-------- MATERIAL FOR THIS TASK
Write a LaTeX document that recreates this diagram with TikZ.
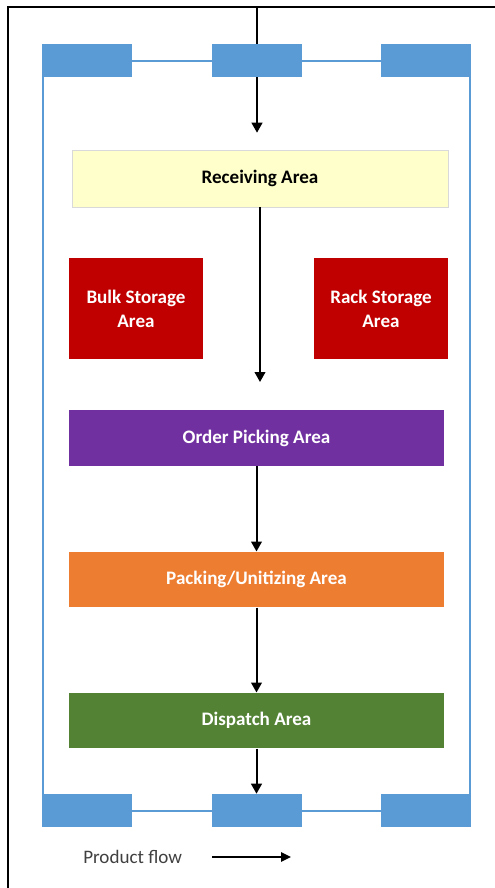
\documentclass[tikz,border=0pt]{standalone}
\usepackage{fontspec}
\setmainfont{Carlito}
\usetikzlibrary{arrows.meta}
\definecolor{gateblue}{HTML}{5B9BD5}
\definecolor{recvyellow}{HTML}{FFFFCC}
\definecolor{storered}{HTML}{C00000}
\definecolor{pickpurple}{HTML}{7030A0}
\definecolor{packorange}{HTML}{ED7D31}
\definecolor{dispgreen}{HTML}{548235}
\definecolor{legendgray}{HTML}{404040}
\tikzset{
  area/.style={inner sep=0pt, font=\bfseries\fontsize{14.3}{18}\selectfont, align=center, text=white},
  longbox/.style={area, minimum width=281.25pt, minimum height=41.6pt},
  storebox/.style={area, fill=storered, minimum width=100.5pt, minimum height=75.75pt},
  gate/.style={fill=gateblue, inner sep=0pt, minimum width=67.5pt, minimum height=24.75pt},
  wall/.style={draw=gateblue, line width=0.9pt},
  flow/.style={line width=1.5pt, -{Triangle[width=8pt,length=7.5pt]}},
}
\begin{document}
\begin{tikzpicture}[x=0.75pt,y=-0.75pt]
\useasboundingbox (0,0) rectangle (495,888);
% outer frame
\draw[line width=1.3pt] (8,888) -- (8,7) -- (496,7);
% coordinates
\coordinate (in) at (257,7);
% walls
\draw[wall] (43,61) -- (470,61);
\draw[wall] (43,811) -- (470,811);
\draw[wall] (43,61) -- (43,811);
\draw[wall] (470,61) -- (470,811);
% areas
\node[longbox, fill=recvyellow, draw=black!15, text=black, minimum width=282pt, minimum height=42.75pt] (recv) at (260,178.5) {Receiving Area};
\node[storebox] (bulk) at (136,308.5) {Bulk Storage\\Area};
\node[storebox] (rack) at (381,308.5) {Rack Storage\\Area};
\node[longbox, fill=pickpurple] (order) at (256.5,438) {Order Picking Area};
\node[longbox, fill=packorange] (pack) at (256.5,579.5) {Packing/Unitizing Area};
\node[longbox, fill=dispgreen] (disp) at (256.5,720.5) {Dispatch Area};
% flow arrows (drawn before gates so gates cover them)
\draw[flow, shorten >=12.75pt] (in) -- (in |- recv.north);
\draw[flow, shorten >=21pt] (recv.south) -- (recv.south |- order.north);
\draw[flow] (order.south) -- (pack.north);
\draw[flow] (pack.south) -- (disp.north);
% gates
\node[gate] (g1) at (87,60.5) {};
\node[gate] (g2) at (256.5,60.5) {};
\node[gate] (g3) at (426,60.5) {};
\node[gate] (g4) at (87,810.5) {};
\node[gate] (g5) at (256.5,810.5) {};
\node[gate] (g6) at (426,810.5) {};
\draw[flow] (disp.south) -- (g5.north);
% legend
\node[anchor=west, inner sep=0pt, text=legendgray, font=\fontsize{14.3}{17}\selectfont] (pf) at (83,857) {Product flow};
\coordinate (la) at (212,857);
\coordinate (lb) at (291,857);
\draw[line width=1.2pt, -{Triangle[width=7pt,length=7.5pt]}] (la) -- (lb);
\end{tikzpicture}
\end{document}
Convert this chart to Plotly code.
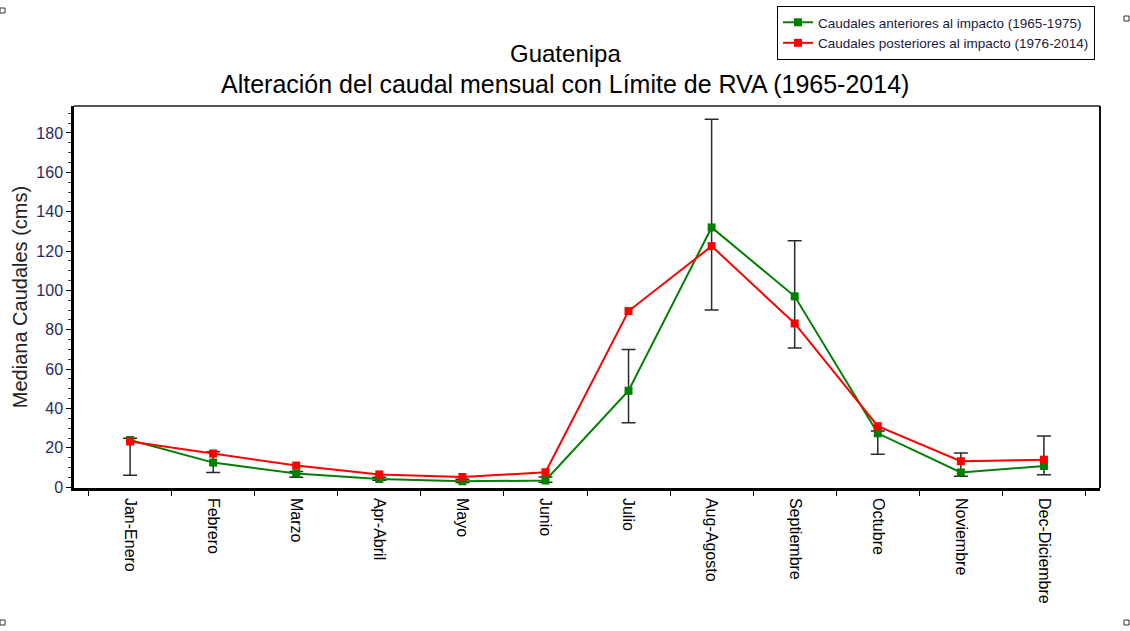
import plotly.graph_objects as go

# Monthly categories
meses = ["Jan-Enero", "Febrero", "Marzo", "Apr-Abril", "Mayo", "Junio",
         "Julio", "Aug-Agosto", "Septiembre", "Octubre", "Noviembre", "Dec-Diciembre"]

# Median monthly flows (cms)
caudal_pre = [24, 12.5, 7, 4.2, 3, 3.4, 49, 132, 97, 27.4, 7.5, 10.8]      # 1965-1975
caudal_post = [23.2, 17.1, 11, 6.5, 5.2, 7.6, 89.5, 122.5, 83.2, 31, 13.2, 14]  # 1976-2014

# RVA limits per month (low / high)
rva_bajo = [6.1, 7.5, 5, 3.5, 2.4, 2.5, 32.7, 90, 70.7, 16.8, 5.6, 6.3]
rva_alto = [24.9, 18, 8, 5, 4, 5.2, 70, 187, 125.2, 28.6, 17.4, 26]

W, H = 1130, 631
L, R, T, B = 74, 30, 106, 143

rva_mid = [(a + b) / 2 for a, b in zip(rva_bajo, rva_alto)]
rva_half = [(b - a) / 2 for a, b in zip(rva_bajo, rva_alto)]

fig = go.Figure()

# RVA limit bars
fig.add_trace(go.Scatter(
    x=meses, y=rva_mid, mode="markers",
    marker=dict(opacity=0, size=1),
    error_y=dict(type="data", array=rva_half, symmetric=True,
                 color="#2a2a2a", thickness=1.5, width=7),
    showlegend=False, hoverinfo="skip"))

fig.add_trace(go.Scatter(
    x=meses, y=caudal_pre, mode="lines+markers",
    name="Caudales anteriores al impacto (1965-1975)",
    line=dict(color="#008000", width=2),
    marker=dict(symbol="square", size=8, color="#008000")))

fig.add_trace(go.Scatter(
    x=meses, y=caudal_post, mode="lines+markers",
    name="Caudales posteriores al impacto (1976-2014)",
    line=dict(color="#ff0000", width=2),
    marker=dict(symbol="square", size=8, color="#ff0000")))


def px(xp):
    return (xp - L) / (W - L - R)


def py(yp):
    return (H - B - yp) / (H - T - B)


shapes = [
    # top and right frame lines
    dict(type="line", xref="paper", yref="paper", x0=0, x1=1, y0=1, y1=1,
         line=dict(color="#555555", width=2)),
    dict(type="line", xref="paper", yref="paper", x0=1, x1=1, y0=0, y1=1,
         line=dict(color="#111111", width=2)),
]
# small corner handles of the canvas
for cx, cy in [(0, 8), (1124, 16), (0, 620), (1124, 620)]:
    shapes.append(dict(type="rect", xref="paper", yref="paper",
                       x0=px(cx), x1=px(cx + 5), y0=py(cy), y1=py(cy + 5),
                       line=dict(color="#333333", width=1)))

annotations = [
    dict(text="Guatenipa", xref="paper", yref="paper", x=px(565), y=py(54),
         xanchor="center", yanchor="middle", showarrow=False,
         font=dict(size=24, color="#000000")),
    dict(text="Alteración del caudal mensual con Límite de RVA (1965-2014)",
         xref="paper", yref="paper", x=px(565), y=py(84),
         xanchor="center", yanchor="middle", showarrow=False,
         font=dict(size=25, color="#000000")),
]

fig.update_layout(
    width=W, height=H,
    margin=dict(l=L, r=R, t=T, b=B, autoexpand=False),
    paper_bgcolor="white", plot_bgcolor="white",
    font=dict(family="Liberation Sans, Arial, sans-serif", color="#000000"),
    shapes=shapes, annotations=annotations,
    showlegend=True,
    legend=dict(x=px(1095), y=py(6), xanchor="right", yanchor="top",
                bordercolor="#000000", borderwidth=1, bgcolor="white",
                font=dict(size=13.5, color="#1a1a40"), tracegroupgap=0,
                itemwidth=30),
)

fig.update_xaxes(
    type="category", categoryorder="array", categoryarray=meses,
    range=[-0.675, 11.675], tickson="boundaries",
    ticks="outside", ticklen=5, tickcolor="#000000", tickwidth=1,
    tickangle=90, tickfont=dict(size=16, color="#000000"),
    ticklabelstandoff=4,
    showline=True, linecolor="#000000", linewidth=2.5,
    showgrid=False, zeroline=False)

fig.update_yaxes(
    range=[-0.4, 193.7], tickvals=[0, 20, 40, 60, 80, 100, 120, 140, 160, 180],
    ticks="outside", ticklen=5, tickcolor="#000000", tickwidth=1,
    minor=dict(dtick=5, ticks="outside", ticklen=3, tickcolor="#444444"),
    tickfont=dict(size=16, color="#2a2a60"),
    showline=True, linecolor="#000000", linewidth=2.5,
    showgrid=False, zeroline=False,
    title=dict(text="Mediana Caudales (cms)", font=dict(size=20, color="#222222"),
               standoff=4))

fig.write_html("out.html")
----------------
» GIVEN EXERCISE
Pictures excluded, quote all the data above exactly.

» THE SOLUTION
Write a LaTeX document that recreates this diagram with TikZ.
\documentclass[tikz,border=0pt]{standalone}
\usepackage{fontspec}
\setmainfont{Carlito}
\usetikzlibrary{arrows.meta}
\definecolor{gateblue}{HTML}{5B9BD5}
\definecolor{recvyellow}{HTML}{FFFFCC}
\definecolor{storered}{HTML}{C00000}
\definecolor{pickpurple}{HTML}{7030A0}
\definecolor{packorange}{HTML}{ED7D31}
\definecolor{dispgreen}{HTML}{548235}
\definecolor{legendgray}{HTML}{404040}
\tikzset{
  area/.style={inner sep=0pt, font=\bfseries\fontsize{14.3}{18}\selectfont, align=center, text=white},
  longbox/.style={area, minimum width=281.25pt, minimum height=41.6pt},
  storebox/.style={area, fill=storered, minimum width=100.5pt, minimum height=75.75pt},
  gate/.style={fill=gateblue, inner sep=0pt, minimum width=67.5pt, minimum height=24.75pt},
  wall/.style={draw=gateblue, line width=0.9pt},
  flow/.style={line width=1.5pt, -{Triangle[width=8pt,length=7.5pt]}},
}
\begin{document}
\begin{tikzpicture}[x=0.75pt,y=-0.75pt]
\useasboundingbox (0,0) rectangle (495,888);
% outer frame
\draw[line width=1.3pt] (8,888) -- (8,7) -- (496,7);
% coordinates
\coordinate (in) at (257,7);
% walls
\draw[wall] (43,61) -- (470,61);
\draw[wall] (43,811) -- (470,811);
\draw[wall] (43,61) -- (43,811);
\draw[wall] (470,61) -- (470,811);
% areas
\node[longbox, fill=recvyellow, draw=black!15, text=black, minimum width=282pt, minimum height=42.75pt] (recv) at (260,178.5) {Receiving Area};
\node[storebox] (bulk) at (136,308.5) {Bulk Storage\\Area};
\node[storebox] (rack) at (381,308.5) {Rack Storage\\Area};
\node[longbox, fill=pickpurple] (order) at (256.5,438) {Order Picking Area};
\node[longbox, fill=packorange] (pack) at (256.5,579.5) {Packing/Unitizing Area};
\node[longbox, fill=dispgreen] (disp) at (256.5,720.5) {Dispatch Area};
% flow arrows (drawn before gates so gates cover them)
\draw[flow, shorten >=12.75pt] (in) -- (in |- recv.north);
\draw[flow, shorten >=21pt] (recv.south) -- (recv.south |- order.north);
\draw[flow] (order.south) -- (pack.north);
\draw[flow] (pack.south) -- (disp.north);
% gates
\node[gate] (g1) at (87,60.5) {};
\node[gate] (g2) at (256.5,60.5) {};
\node[gate] (g3) at (426,60.5) {};
\node[gate] (g4) at (87,810.5) {};
\node[gate] (g5) at (256.5,810.5) {};
\node[gate] (g6) at (426,810.5) {};
\draw[flow] (disp.south) -- (g5.north);
% legend
\node[anchor=west, inner sep=0pt, text=legendgray, font=\fontsize{14.3}{17}\selectfont] (pf) at (83,857) {Product flow};
\coordinate (la) at (212,857);
\coordinate (lb) at (291,857);
\draw[line width=1.2pt, -{Triangle[width=7pt,length=7.5pt]}] (la) -- (lb);
\end{tikzpicture}
\end{document}
Convert this chart to Plotly code.
import plotly.graph_objects as go

# Monthly categories
meses = ["Jan-Enero", "Febrero", "Marzo", "Apr-Abril", "Mayo", "Junio",
         "Julio", "Aug-Agosto", "Septiembre", "Octubre", "Noviembre", "Dec-Diciembre"]

# Median monthly flows (cms)
caudal_pre = [24, 12.5, 7, 4.2, 3, 3.4, 49, 132, 97, 27.4, 7.5, 10.8]      # 1965-1975
caudal_post = [23.2, 17.1, 11, 6.5, 5.2, 7.6, 89.5, 122.5, 83.2, 31, 13.2, 14]  # 1976-2014

# RVA limits per month (low / high)
rva_bajo = [6.1, 7.5, 5, 3.5, 2.4, 2.5, 32.7, 90, 70.7, 16.8, 5.6, 6.3]
rva_alto = [24.9, 18, 8, 5, 4, 5.2, 70, 187, 125.2, 28.6, 17.4, 26]

W, H = 1130, 631
L, R, T, B = 74, 30, 106, 143

rva_mid = [(a + b) / 2 for a, b in zip(rva_bajo, rva_alto)]
rva_half = [(b - a) / 2 for a, b in zip(rva_bajo, rva_alto)]

fig = go.Figure()

# RVA limit bars
fig.add_trace(go.Scatter(
    x=meses, y=rva_mid, mode="markers",
    marker=dict(opacity=0, size=1),
    error_y=dict(type="data", array=rva_half, symmetric=True,
                 color="#2a2a2a", thickness=1.5, width=7),
    showlegend=False, hoverinfo="skip"))

fig.add_trace(go.Scatter(
    x=meses, y=caudal_pre, mode="lines+markers",
    name="Caudales anteriores al impacto (1965-1975)",
    line=dict(color="#008000", width=2),
    marker=dict(symbol="square", size=8, color="#008000")))

fig.add_trace(go.Scatter(
    x=meses, y=caudal_post, mode="lines+markers",
    name="Caudales posteriores al impacto (1976-2014)",
    line=dict(color="#ff0000", width=2),
    marker=dict(symbol="square", size=8, color="#ff0000")))


def px(xp):
    return (xp - L) / (W - L - R)


def py(yp):
    return (H - B - yp) / (H - T - B)


shapes = [
    # top and right frame lines
    dict(type="line", xref="paper", yref="paper", x0=0, x1=1, y0=1, y1=1,
         line=dict(color="#555555", width=2)),
    dict(type="line", xref="paper", yref="paper", x0=1, x1=1, y0=0, y1=1,
         line=dict(color="#111111", width=2)),
]
# small corner handles of the canvas
for cx, cy in [(0, 8), (1124, 16), (0, 620), (1124, 620)]:
    shapes.append(dict(type="rect", xref="paper", yref="paper",
                       x0=px(cx), x1=px(cx + 5), y0=py(cy), y1=py(cy + 5),
                       line=dict(color="#333333", width=1)))

annotations = [
    dict(text="Guatenipa", xref="paper", yref="paper", x=px(565), y=py(54),
         xanchor="center", yanchor="middle", showarrow=False,
         font=dict(size=24, color="#000000")),
    dict(text="Alteración del caudal mensual con Límite de RVA (1965-2014)",
         xref="paper", yref="paper", x=px(565), y=py(84),
         xanchor="center", yanchor="middle", showarrow=False,
         font=dict(size=25, color="#000000")),
]

fig.update_layout(
    width=W, height=H,
    margin=dict(l=L, r=R, t=T, b=B, autoexpand=False),
    paper_bgcolor="white", plot_bgcolor="white",
    font=dict(family="Liberation Sans, Arial, sans-serif", color="#000000"),
    shapes=shapes, annotations=annotations,
    showlegend=True,
    legend=dict(x=px(1095), y=py(6), xanchor="right", yanchor="top",
                bordercolor="#000000", borderwidth=1, bgcolor="white",
                font=dict(size=13.5, color="#1a1a40"), tracegroupgap=0,
                itemwidth=30),
)

fig.update_xaxes(
    type="category", categoryorder="array", categoryarray=meses,
    range=[-0.675, 11.675], tickson="boundaries",
    ticks="outside", ticklen=5, tickcolor="#000000", tickwidth=1,
    tickangle=90, tickfont=dict(size=16, color="#000000"),
    ticklabelstandoff=4,
    showline=True, linecolor="#000000", linewidth=2.5,
    showgrid=False, zeroline=False)

fig.update_yaxes(
    range=[-0.4, 193.7], tickvals=[0, 20, 40, 60, 80, 100, 120, 140, 160, 180],
    ticks="outside", ticklen=5, tickcolor="#000000", tickwidth=1,
    minor=dict(dtick=5, ticks="outside", ticklen=3, tickcolor="#444444"),
    tickfont=dict(size=16, color="#2a2a60"),
    showline=True, linecolor="#000000", linewidth=2.5,
    showgrid=False, zeroline=False,
    title=dict(text="Mediana Caudales (cms)", font=dict(size=20, color="#222222"),
               standoff=4))

fig.write_html("out.html")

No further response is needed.